Checkweigher tolerance requirements are governed by the applicable legal metrology regulation — in the EU by the Non-Automatic Weighing Instruments Directive (NAWID) and in the US by NIST Handbook 44. For most packaged food products, the maximum permissible error for a trade-approved checkweigher ranges from ±0.5 g to ±5 g depending on nominal pack weight. QA teams should also apply tighter internal process tolerances — typically half the legal limit — to provide a control buffer before non-compliance exposure.
What happens if a food plant scale fails calibration?
When a scale is found out of tolerance during calibration, the instrument must be immediately taken out of service or clearly labeled as unreliable. A product impact assessment must be conducted covering all production since the last confirmed in-tolerance calibration event. Depending on the deviation magnitude and product type, this may require product quarantine, re-weighing, or recall evaluation. All findings, decisions, and corrective actions must be documented in a non-conformance record as required by GFSI schemes and FDA FSMA regulations.
What is the difference between verification and calibration for food plant scales?
Calibration is the process of comparing an instrument's output against a traceable reference and adjusting it to within specification — it can be performed by trained in-house personnel with appropriate reference weights. Verification is a formal conformity assessment performed by an authorized weights and measures authority, resulting in a legal verification mark that certifies the instrument for trade use. Trade-approved scales used in net weight determination require both regular in-house calibration and periodic legal verification — typically every one to two years depending on jurisdiction.
How should calibration records be managed for BRCGS and SQF audits?

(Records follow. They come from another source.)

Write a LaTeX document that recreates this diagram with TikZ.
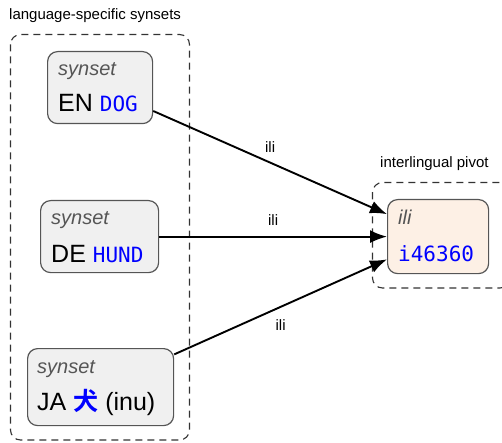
\documentclass[tikz,border=0pt]{standalone}
\usepackage{fontspec}
\setmainfont{Liberation Sans}
\newfontfamily\monof{DejaVu Sans Mono}
\newfontfamily\cjkf{Noto Sans CJK JP}[BoldFont={* Bold}]
\usetikzlibrary{arrows.meta}
\definecolor{boxgrey}{HTML}{F0F0F0}
\definecolor{boxline}{HTML}{555555}
\definecolor{peach}{HTML}{FDF0E5}
\definecolor{dashc}{HTML}{333333}
\definecolor{labgrey}{HTML}{555555}
\definecolor{wblue}{HTML}{0000FF}
\tikzset{
  synbox/.style={draw=boxline, fill=boxgrey, line width=1.2pt, rounded corners=10pt, anchor=north west, inner sep=0pt},
  ilibox/.style={draw=boxline, fill=peach, line width=1.2pt, rounded corners=10pt, anchor=north west, inner sep=0pt},
  group/.style={draw=dashc, line width=1.1pt, dash pattern=on 7pt off 5pt, rounded corners=10pt},
  ttl/.style={font=\fontsize{15}{17}\selectfont, anchor=base west, inner sep=0pt},
  small/.style={font=\fontsize{20}{22}\selectfont\itshape, text=labgrey, anchor=base west, inner sep=0pt},
  big/.style={font=\fontsize{25}{28}\selectfont, anchor=base west, inner sep=0pt},
  word/.style={font=\fontsize{21}{24}\selectfont\monof, text=wblue},
  rel/.style={line width=1.9pt, -{Latex[length=17pt,width=13pt]}},
  lab/.style={font=\fontsize{15}{17}\selectfont, inner sep=0pt}
}
\begin{document}
\begin{tikzpicture}[x=1pt,y=-1pt]
\useasboundingbox (0,0) rectangle (502,443);
% group frames
\draw[group] (10.5,34.5) rectangle (189.5,440);
\draw[group] (372.5,182.5) rectangle (510,288);
\node[ttl] (t1) at (9,20) {language-specific synsets};
\node[ttl] (t2) at (380,168) {interlingual pivot};
% boxes
\node[synbox, minimum width=105pt, minimum height=72pt] (en) at (47,51) {};
\node[synbox, minimum width=118pt, minimum height=72pt] (de) at (40,200) {};
\node[synbox, minimum width=146pt, minimum height=77pt] (ja) at (27,348) {};
\node[ilibox, minimum width=101pt, minimum height=74pt] (ili) at (387,199) {};
% texts
\node[small] (en1) at (58,76) {synset};
\node[big] (en2) at (58,112) {EN \textcolor{wblue}{\fontsize{21}{24}\selectfont\monof DOG}};
\node[small] (de1) at (51,225) {synset};
\node[big] (de2) at (51,262) {DE \textcolor{wblue}{\fontsize{21}{24}\selectfont\monof HUND}};
\node[small] (ja1) at (37,373) {synset};
\node[big] (ja2) at (37,410) {JA \textcolor{wblue}{\cjkf\bfseries 犬} (inu)};
\node[small] (il1) at (398,225) {ili};
\node[word, anchor=base west, inner sep=0pt] (il2) at (398,261) {i46360};
% connectors
\draw[rel] (en) -- (ili) node[lab, midway, above=9pt] {ili};
\draw[rel] (de) -- (ili) node[lab, midway, above=10pt] {ili};
\draw[rel] (ja) -- (ili) node[lab, midway, below=12pt] {ili};
\end{tikzpicture}
\end{document}
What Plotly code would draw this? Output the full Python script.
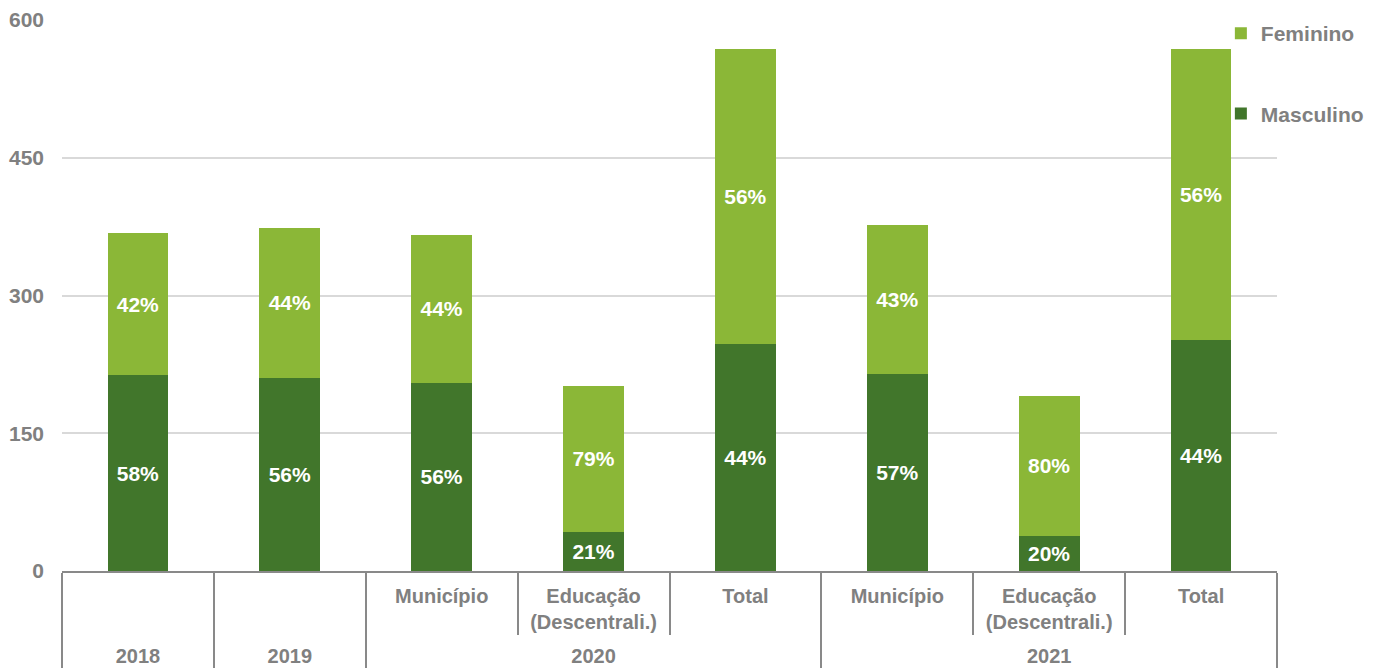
import plotly.graph_objects as go

# categories (two-level axis)
years = ["2018", "2019", "2020", "2020", "2020", "2021", "2021", "2021"]
# the blank labels carry a tall space so the year row sits lower, as in the original
blank = "<span style='font-size:38px'>\u00a0</span>"
groups = [blank, blank + " ", "Município", "Educação<br>(Descentrali.)", "Total",
          "Município", "Educação<br>(Descentrali.)", "Total"]

# series values
masculino = [213, 210, 205, 42, 247, 214, 38, 252]
feminino = [155, 164, 161, 160, 321, 163, 153, 316]

# percentage labels as printed on the bars
masc_pct = ["58%", "56%", "56%", "21%", "44%", "57%", "20%", "44%"]
fem_pct = ["42%", "44%", "44%", "79%", "56%", "43%", "80%", "56%"]

dark_green = "#41762B"
light_green = "#8BB737"
grey = "#808080"
fnt = "Liberation Sans"

fig = go.Figure()
fig.add_trace(go.Bar(
    x=[years, groups], y=masculino, name="Masculino",
    legendgroup="m", legendrank=2,
    marker=dict(color=dark_green, line=dict(width=0)),
    text=masc_pct, textposition="inside", insidetextanchor="middle",
    textangle=0,
    textfont=dict(color="white", size=21, family=fnt, weight="bold"),
))
fig.add_trace(go.Bar(
    x=[years, groups], y=feminino, name="Feminino",
    legendgroup="f", legendrank=1,
    marker=dict(color=light_green, line=dict(width=0)),
    text=fem_pct, textposition="inside", insidetextanchor="middle",
    textangle=0,
    textfont=dict(color="white", size=21, family=fnt, weight="bold"),
))

# the page has an 8px body margin, so the figure is sized to fit the window
fig.update_layout(
    barmode="stack",
    bargap=0.6,
    width=1370, height=660,
    margin=dict(l=54, r=101, t=12, b=97, autoexpand=False),
    paper_bgcolor="white", plot_bgcolor="white",
    font=dict(family=fnt, size=21, color=grey, weight="bold"),
    showlegend=True,
    legend=dict(
        x=0.9538, xanchor="left", y=1.0127, yanchor="top",
        traceorder="grouped", tracegroupgap=50,
        font=dict(size=21, color=grey, family=fnt, weight="bold"),
        bgcolor="rgba(0,0,0,0)",
    ),
    uniformtext=dict(minsize=21, mode="show"),
)

fig.update_yaxes(
    range=[0, 600], tickvals=[0, 150, 300, 450, 600],
    showgrid=True, gridcolor="#D9D9D9", gridwidth=2,
    zeroline=False, showline=False, ticks="",
    ticklabelstandoff=17,
    tickfont=dict(size=21, color=grey, family=fnt, weight="bold"),
    automargin=False,
)
fig.update_xaxes(
    type="multicategory",
    showline=True, linecolor="#898989", linewidth=2,
    showgrid=False,
    ticks="outside", tickson="boundaries", ticklen=62,
    tickcolor="#898989", tickwidth=2,
    showdividers=True, dividercolor="#898989", dividerwidth=2,
    ticklabelstandoff=6,
    tickfont=dict(size=20, color=grey, family=fnt, weight="bold"),
    automargin=False,
)

fig.write_html("out.html")
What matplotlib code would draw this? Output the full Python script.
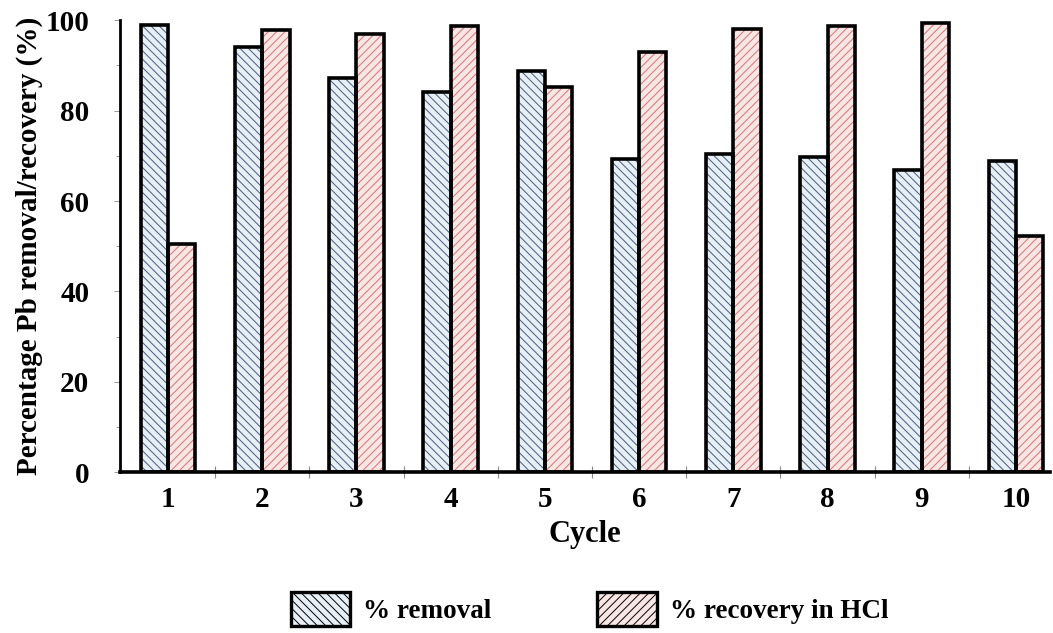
import numpy as np
import matplotlib.pyplot as plt
from matplotlib.patches import Patch

cycles = [1, 2, 3, 4, 5, 6, 7, 8, 9, 10]
removal = [98.9, 94.0, 87.2, 84.1, 88.8, 69.2, 70.3, 69.8, 66.8, 68.9]
recovery = [50.4, 97.8, 96.9, 98.7, 85.2, 92.9, 98.1, 98.7, 99.4, 52.2]
labels = ["% removal", "% recovery in HCl"]

plt.rcParams["font.family"] = ["Liberation Serif", "DejaVu Serif"]
plt.rcParams["font.weight"] = "bold"
plt.rcParams["hatch.linewidth"] = 0.7

blue_fill, blue_hatch = "#e6eff5", "#4a5a78"
red_fill, red_hatch = "#f9e6e4", "#cc7676"

fig = plt.figure(figsize=(10.53, 6.33), dpi=100)
ax = fig.add_axes([0.114, 0.254, 0.883, 0.714])

x = np.array(cycles)
w = 0.29
# hatched fill first, then black outline on top
ax.bar(x - w / 2, removal, w, color=blue_fill, hatch="\\\\\\\\", edgecolor=blue_hatch, linewidth=0)
ax.bar(x + w / 2, recovery, w, color=red_fill, hatch="////", edgecolor=red_hatch, linewidth=0)
ax.bar(x - w / 2, removal, w, fill=False, edgecolor="black", linewidth=2.6)
ax.bar(x + w / 2, recovery, w, fill=False, edgecolor="black", linewidth=2.6)

ax.set_xlim(0.49, 10.36)
ax.set_ylim(0, 100)
ax.set_xticks(cycles)
ax.set_xticks(x[:-1] + 0.5, minor=True)
ax.set_yticks(range(0, 101, 20))
ax.set_yticks(range(10, 100, 20), minor=True)
ax.tick_params(axis="y", which="major", labelsize=21, length=4, width=0.6, color="#888888", pad=18)
ax.tick_params(axis="y", which="minor", length=3, width=0.6, color="#888888")
ax.tick_params(axis="x", which="major", labelsize=21, length=0, pad=10)
ax.tick_params(axis="x", which="minor", direction="inout", length=9, width=0.8, color="#888888")

for s in ["top", "right"]:
    ax.spines[s].set_visible(False)
ax.spines["left"].set_linewidth(2.0)
ax.spines["bottom"].set_linewidth(2.6)

ax.set_xlabel("Cycle", fontsize=22, fontweight="bold", labelpad=5)
ax.set_ylabel("Percentage Pb removal/recovery (%)", fontsize=21, fontweight="bold", labelpad=2)

handles = [
    Patch(facecolor=blue_fill, edgecolor=blue_hatch, hatch="\\\\\\\\", linewidth=0),
    Patch(facecolor=red_fill, edgecolor=red_hatch, hatch="////", linewidth=0),
]
leg = fig.legend(handles, labels, loc="center", bbox_to_anchor=(0.56, 0.038), ncol=2,
                 frameon=False, fontsize=19.5, handlelength=2.2, handleheight=1.55,
                 columnspacing=3.9, handletextpad=0.48)
for t in leg.get_texts():
    t.set_fontweight("bold")
for p in leg.get_patches():
    p.set_linewidth(2.4)
    p.set_edgecolor("black")

fig.savefig("out.png", dpi=100)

Both BRCGS Issue 9 and SQF Edition 9 require a documented calibration program covering all measuring and monitoring equipment that could affect product safety or quality. Records must include instrument identification, calibration date, method used, reference standard traceability, as-found and as-left readings, and the technician's identity. Records must be retained for a minimum period defined in your food safety management system — typically three to five years. Digital platforms like OxMaint automatically timestamp and archive calibration records with full technician attribution, making audit responses straightforward.